Social commerce - evidenced through the likes of alternative currencies (Bitcoins, FB credits), independent merchants (BankSimple, Quirky, CREDO Mobile) and more popular exchange platforms (Social Living) - merges hard and soft values such that our purchasing behavior is almost entirely based on interest, intent and advocacy. Managing customer relationships, therefore, is a function of how we address needs in real-time and develop product according to cultural shifts or behavioral anomalies.
More obvious: innovative companies endeavor to use social channels as a proactive means for business growth, and to create a transparent layer that seamlessly aligns business goals with marketing functions.
Not so obvious: Think of supply chains as true communications and social platforms, and retailers as educational centers.
Historically, we’ve defined “one-to-one” or “many-to-one” or “many-to-many” as functions of channel, not communication or connection. Nowadays, connections can be made anywhere. Cases in point: Apple thinks of the interface as a means to inspire creative interactions. Google sees email as a social opportunity. Facebook uses likes to build one’s social circle. Twitter leverages conversation between two or more people as a means for social discovery.
And there’s so much more emerging, at breakneck pace. But note: ultimately, this isn’t about technology, this is about people.
As disruptive tools such as NFC (near-field communications), pervasive games and mobile "geotilties" continue to transform how we relate to each other and how we transact amongst our peer groups, the next five years will see a radical shift towards a true, post-digital world. This is not at all to suggest that device or channel adoption won’t continue to spike in various ways; rather, we will see profound behavioral shifts in accordance with cultural and economic imperatives. This brave new world will watch mobility blossom into smart, "mesh" networks – movements of people with unique interests and intentions such that they can leverage their own resources to create, access and share products and services literally on-the-go.
Imagine, as a CPG company, that all of your commodity ingredients are grown locally and fit only the tracks where there is actual demand; imagine that people who discover the hyperlocal farms you use or own are given new job opportunities; imagine that these new, connective supply chains reignite our GDP by looking beyond subsidies to build infrastructure through far more efficient, incremental means.
The best part: some of the world’s biggest brands have already begun this transition.
Their wisdom is our wisdom; the networks we comprise will act as intelligence banks that have the power to enjoy or forego - at least to some extent - channels, devices, experiences, messages and special offers, as well as edit or shape the transactions between people or between organizations.
In a nutshell, there will be no major divisible lines between offline and online, and the consumer experiences people share with brands will be co-created, again, according to their needs and desires.
A “brand” will actually mean something to a consumer as an action of intent, and a “consumer” will actually be considered a creator of products and services, as well as a curator of stories that reflect their value.
In order to sustain relationships both on- and offline, brands should continue to become publishers and curators of meaningful experiences that are reflected in the content they distribute - stories, articles, short films, eBooks, etc. - and specifically provide context for why they matter to people right now.
The essence of living and acting in the now is not only what helps define our individual senses of identity, but also helps redefine, with consistency and clarity, our motivations for buying, selling, and better yet, taking action.
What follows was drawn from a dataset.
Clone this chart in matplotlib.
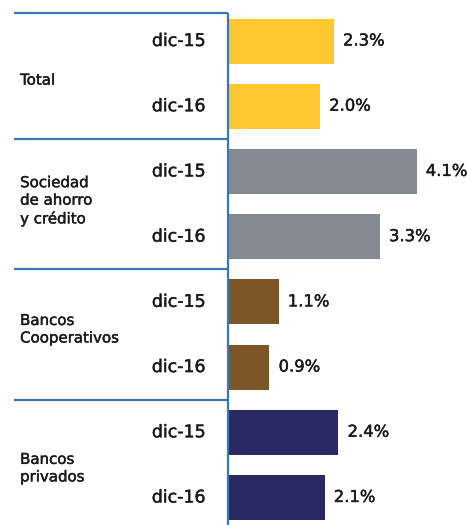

This type of perspective – what we can rightfully describe as context – is critical to our survival and growth as both merchants and members of society.
Context is and will continue to be delivered through storytelling and its myriad forms – whether we use data, pixels, film, print, ad-like objects, or, all of it in concert.
In this way, a brand should think of itself as more than a supplier of products, but a progenitor of products that service the transitional needs of people in complex environments. Brands should use digital and analog channels to coalesce the needs and feelings of those who are challenged by their jobs, confounded by their relationships, or are seeking new ways to define themselves and their lifestyles, or, the psychology behind the decisions they make... Whether they make purchases or not.
Put it this way: people can demonstrate their will, one way or another.
As we know, many people have already started their own movements online and have been building their digital voices. Now, it's time for legions of others to be given the chance to curate their ideas, process their intentions and connect with their communities in more meaningful ways... Such as learning new vocational skills, or organizing events to raise awareness around mental health or financial security.
By leveraging these social movements, in using earned and owned media to fulfill on cultural needs, and in carefully weeding out the dizzying abundance of content (and messaging) on offer across the web, brands can become catalysts for growth in emerging markets where, to date, many people have been unaware of their options, or have not had access to resources for better understanding their roles in society.
In a phrase: commerce can strengthen our coexistence.
The lateral benefits for corporations of all types?
Brands can revitalize and keep pace with their segmentation.
They can not only target and engage, but they can sustain interests & intentions.
They can optimize their media and greatly reduce, if not eradicate, wasteful spending.
They can discover huge new market opportunities.
They can make better products.
They can make more money...
... And in the process, they can help create a better world.